# Razr release



## Mattes (Sep 2, 2011)

With the announcement of this new toy, pretty much a leaner meaner brighter and squarer? Version of the bionic...

How do you think the release of the RAZR will effect the bionic ? In anyway I mean if moto is still releasing new devices with a locked bootloader what are the chances on freeing the bionic?
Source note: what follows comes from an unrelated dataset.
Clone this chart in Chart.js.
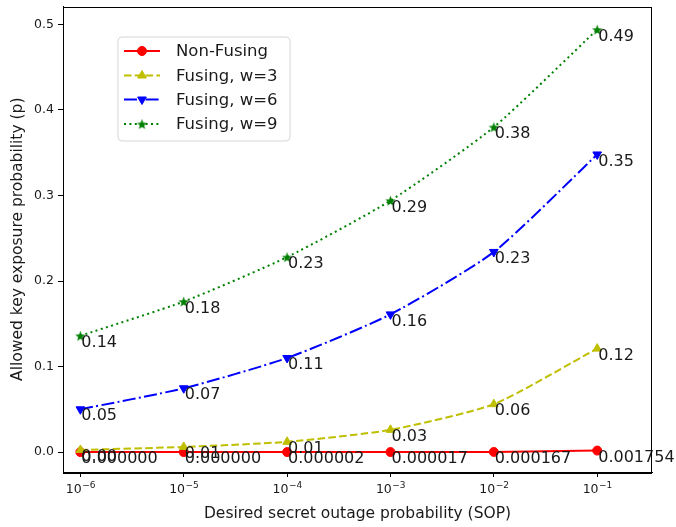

And that's all besides the fact that the Razr will crush the bionic talk about a short life span? ;( right after I fell in love with how all the pixelation makes my keyboard look like carbon fiber.


----------



## thatguy188 (Sep 28, 2011)

I'm not concerned. Sure it's 200MHz faster, has a better screen (that will be a PITA to see outside) and better front facing camera. But the fact the bootloader is still locked and it has a non removable battery give me no reason to even think about it. Besides, if 200 mhz you won't even notice.

I'm sticking to my Bionic


----------



## bravozero (Sep 22, 2011)

Well there are pros and cons, as always. A common con is the non removable battery.

At least they're ditching the Pentile and going with a qHD SAMOLED plus display, that's definitely a step up in the right direction. Bump in processor speed, thinner... the RAZR might do better than the Bionic in the end.

By being thinner... that makes me wonder if they're using a second generation LTE radio. If so, huge plus. I might sell the Bionic to my girlfriend since her Fascinate is failing and get the RAZR, but time will tell.


----------



## Mattes (Sep 2, 2011)

Yeah I just stumbled upon the bionic myself only reason I even care is due to my exchange period lol, but the biggest thing that came to my mind is how just a week or two ago att bragged about they waited to start on lte till the tech advanced saying there phones would be thinner and stronger

But yeah, the closed battery thing is a turn off for me ...just today I had to due a battery pull on my bionic froze up on me grrr and I'm not even rooted.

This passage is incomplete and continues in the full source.